[Recorded data]

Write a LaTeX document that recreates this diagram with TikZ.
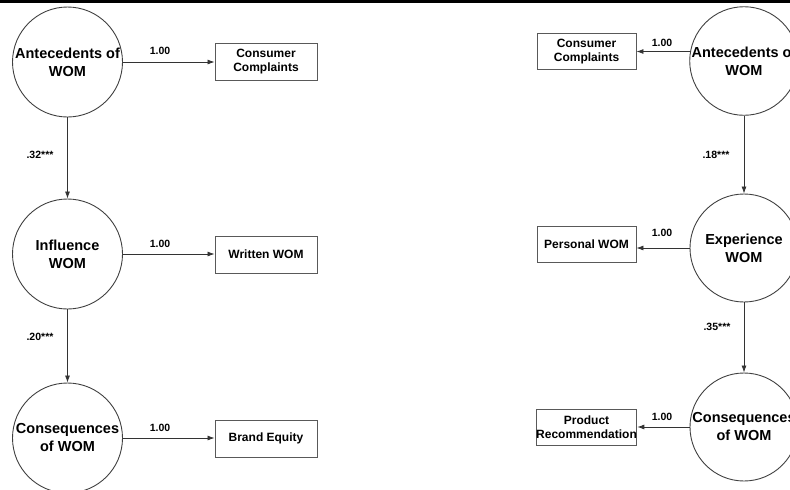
\documentclass[tikz,border=0pt]{standalone}
\usepackage{fontspec}
\setmainfont{Liberation Sans}
\usetikzlibrary{arrows.meta}
\begin{document}
\begin{tikzpicture}[x=1pt,y=-1pt,
  lat/.style={circle,draw=black!75,line width=0.9pt,minimum size=110pt,inner sep=0pt,align=center,font=\fontsize{14.5}{18}\selectfont\bfseries},
  obsL/.style={rectangle,draw=black!65,line width=0.9pt,minimum width=102pt,minimum height=37pt,inner sep=0pt,align=center,font=\fontsize{12}{14}\selectfont\bfseries},
  obsR/.style={obsL,minimum width=99pt,minimum height=36pt},
  arr/.style={draw=black!80,line width=0.8pt,-{Latex[length=7pt,width=5pt]}},
  lbl/.style={font=\fontsize{10.5}{12}\selectfont\bfseries,inner sep=0pt}]
\useasboundingbox (0,0) rectangle (790,490);
\clip (0,0) rectangle (790,490);
\coordinate (topL) at (0,1.5);
\coordinate (topR) at (790,1.5);
\draw[line width=3pt] (topL) -- (topR);

% left model
\node[lat] (A1) at (67.5,62) {Antecedents of\\WOM};
\node[lat] (I1) at (67.5,254) {Influence\\WOM};
\node[lat] (C1) at (67.5,438) {Consequences\\of WOM};
\node[obsL] (CC1) at (266,61.5) {Consumer\\Complaints};
\node[obsL] (WW) at (266,254.5) {Written WOM};
\node[obsL] (BE) at (266,438.5) {Brand Equity};

\draw[arr] (A1) -- (A1 -| CC1.west);
\draw[arr] (I1) -- (I1 -| WW.west);
\draw[arr] (C1) -- (C1 -| BE.west);
\draw[arr] (A1) -- (I1);
\draw[arr] (I1) -- (C1);

\node[lbl] (l1) at (160,51) {1.00};
\node[lbl] (l2) at (160,244) {1.00};
\node[lbl] (l3) at (160,428) {1.00};
\node[lbl] (p1) at (40,155) {.32***};
\node[lbl] (p2) at (40,337) {.20***};

% right model
\node[lat,minimum size=108pt] (A2) at (744,61) {Antecedents of\\WOM};
\node[lat,minimum size=108pt] (E2) at (744,248) {Experience\\WOM};
\node[lat,minimum size=108pt] (C2) at (744,427) {Consequences\\of WOM};
\node[obsR] (CC2) at (586.5,51.5) {Consumer\\Complaints};
\node[obsR] (PW) at (586.5,244) {Personal WOM};
\node[obsR] (PR) at (586.5,427) {Product\\Recommendation};

\draw[arr] (A2.west |- CC2.east) ++(1,0) -- (CC2.east);
\draw[arr] (E2.west) -- (E2.west -| PW.east);
\draw[arr] (C2.west) -- (C2.west -| PR.east);
\draw[arr] (A2) -- (E2);
\draw[arr] (E2) -- (C2);

\node[lbl] (r1) at (662,43) {1.00};
\node[lbl] (r2) at (662,233) {1.00};
\node[lbl] (r3) at (662,417) {1.00};
\node[lbl] (q1) at (716,155) {.18***};
\node[lbl] (q2) at (717,327) {.35***};
\end{tikzpicture}
\end{document}
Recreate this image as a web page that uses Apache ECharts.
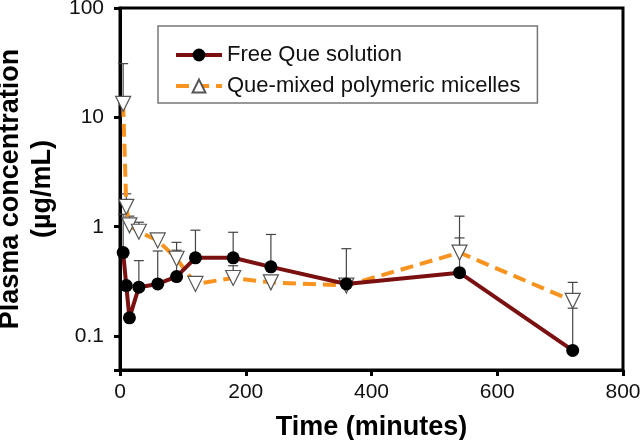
<!DOCTYPE html>
<html>
<head>
<meta charset="utf-8">
<script src="https://cdn.jsdelivr.net/npm/echarts@6/dist/echarts.min.js"></script>
<style>
html,body{margin:0;padding:0;background:#fff;}
#main{width:644px;height:440px;}
</style>
</head>
<body>
<div id="main"></div>
<script>
// ---- data ----
var timesMin = [5, 10, 15, 30, 60, 90, 120, 180, 240, 360, 540, 720];
var freeQue = [0.58, 0.29, 0.147, 0.28, 0.30, 0.35, 0.52, 0.52, 0.43, 0.30, 0.38, 0.074];
var freeQueErrTop = [1.3, null, null, 0.49, 0.60, 0.61, 0.93, 0.89, 0.85, 0.63, 0.79, 0.18];
var micelles = [13.3, 1.52, 1.03, 0.90, 0.75, 0.51, 0.30, 0.34, 0.31, 0.29, 0.58, 0.21];
var micellesErrTop = [31, 2.0, 1.25, 1.1, null, 0.72, null, 0.44, null, null, 1.25, 0.31];
var xTickLabels = ['0', '200', '400', '600', '800'];
var yTickLabels = ['0.1', '1', '10', '100'];
var seriesNames = ['Free Que solution', 'Que-mixed polymeric micelles'];

var FONT = 'Liberation Sans, Arial, sans-serif';

function pairs(vals) {
  return timesMin.map(function (t, i) { return [t, vals[i]]; });
}
function errData(vals, tops) {
  var out = [];
  timesMin.forEach(function (t, i) {
    if (tops[i] != null) out.push([t, vals[i], tops[i]]);
  });
  return out;
}
function errRender(params, api) {
  var p0 = api.coord([api.value(0), api.value(1)]);
  var p1 = api.coord([api.value(0), api.value(2)]);
  var half = 5;
  var st = { stroke: '#444', lineWidth: 1.2 };
  return {
    type: 'group',
    children: [
      { type: 'line', shape: { x1: p0[0], y1: p0[1], x2: p1[0], y2: p1[1] }, style: st },
      { type: 'line', shape: { x1: p1[0] - half, y1: p1[1], x2: p1[0] + half, y2: p1[1] }, style: st }
    ]
  };
}

var chart = echarts.init(document.getElementById('main'), null, { renderer: 'canvas' });
chart.setOption({
  backgroundColor: '#fff',
  animation: false,
  textStyle: { fontFamily: FONT },
  grid: {
    left: 120, right: 21, top: 8, bottom: 70,
    containLabel: false,
    outerBoundsMode: 'none',
    show: true, borderColor: '#000', borderWidth: 3, backgroundColor: 'transparent'
  },
  legend: {
    data: seriesNames,
    orient: 'vertical',
    left: 158, top: 26,
    padding: [18, 17, 6, 16],
    itemGap: 9,
    itemWidth: 46, itemHeight: 16,
    borderColor: '#777', borderWidth: 1.5,
    symbolRotate: 0,
    lineStyle: { width: 4 },
    textStyle: { fontFamily: FONT, fontSize: 22, color: '#111', lineHeight: 22 }
  },
  xAxis: {
    type: 'value',
    min: 0, max: 800, interval: 200,
    name: 'Time (minutes)',
    nameLocation: 'middle',
    nameGap: 44,
    nameTextStyle: { fontFamily: FONT, fontSize: 27, fontWeight: 'bold', color: '#000' },
    axisLine: { show: true, lineStyle: { color: '#000', width: 3 } },
    axisTick: { show: true, length: 6, lineStyle: { color: '#000', width: 3 } },
    axisLabel: {
      margin: 12, fontSize: 21, color: '#111', fontFamily: FONT,
      formatter: function (v) { return xTickLabels[Math.round(v / 200)]; }
    },
    splitLine: { show: false }
  },
  yAxis: {
    type: 'log',
    logBase: 10,
    min: 0.049, max: 100,
    name: 'Plasma concentration\n(µg/mL)',
    nameLocation: 'middle',
    nameGap: 57,
    nameRotate: 90,
    nameTextStyle: { fontFamily: FONT, fontSize: 27, fontWeight: 'bold', color: '#000', lineHeight: 32 },
    axisLine: { show: true, lineStyle: { color: '#000', width: 3 } },
    axisTick: { show: true, length: 6, lineStyle: { color: '#000', width: 3 } },
    axisLabel: {
      margin: 16, fontSize: 21, color: '#111', fontFamily: FONT,
      formatter: function (v) {
        var l = Math.log10(v);
        if (Math.abs(l - Math.round(l)) > 1e-6) return '';
        return yTickLabels[Math.round(l) + 1] || '';
      }
    },
    splitLine: { show: false },
    minorTick: { show: false }
  },
  series: [
    {
      name: 'errFree', type: 'custom', renderItem: errRender,
      data: errData(freeQue, freeQueErrTop), encode: { x: 0, y: 1 }, z: 1, silent: true
    },
    {
      name: 'errMic', type: 'custom', renderItem: errRender,
      data: errData(micelles, micellesErrTop), encode: { x: 0, y: 1 }, z: 1, silent: true
    },
    {
      name: seriesNames[1], type: 'line', data: pairs(micelles), z: 3,
      symbol: 'triangle', symbolRotate: 180, symbolSize: 15,
      lineStyle: { color: '#F7931E', width: 4, type: [13, 7] },
      itemStyle: { color: '#fff', borderColor: '#555', borderWidth: 1.2 }
    },
    {
      name: seriesNames[0], type: 'line', data: pairs(freeQue), z: 4,
      symbol: 'circle', symbolSize: 13,
      lineStyle: { color: '#7B1010', width: 4 },
      itemStyle: { color: '#000', borderWidth: 0 }
    }
  ]
});
</script>
</body>
</html>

§ **THE EXERCISE**
Give the count of lines containing "this", with no added text.

§ **EXPECTED OUTPUT**
2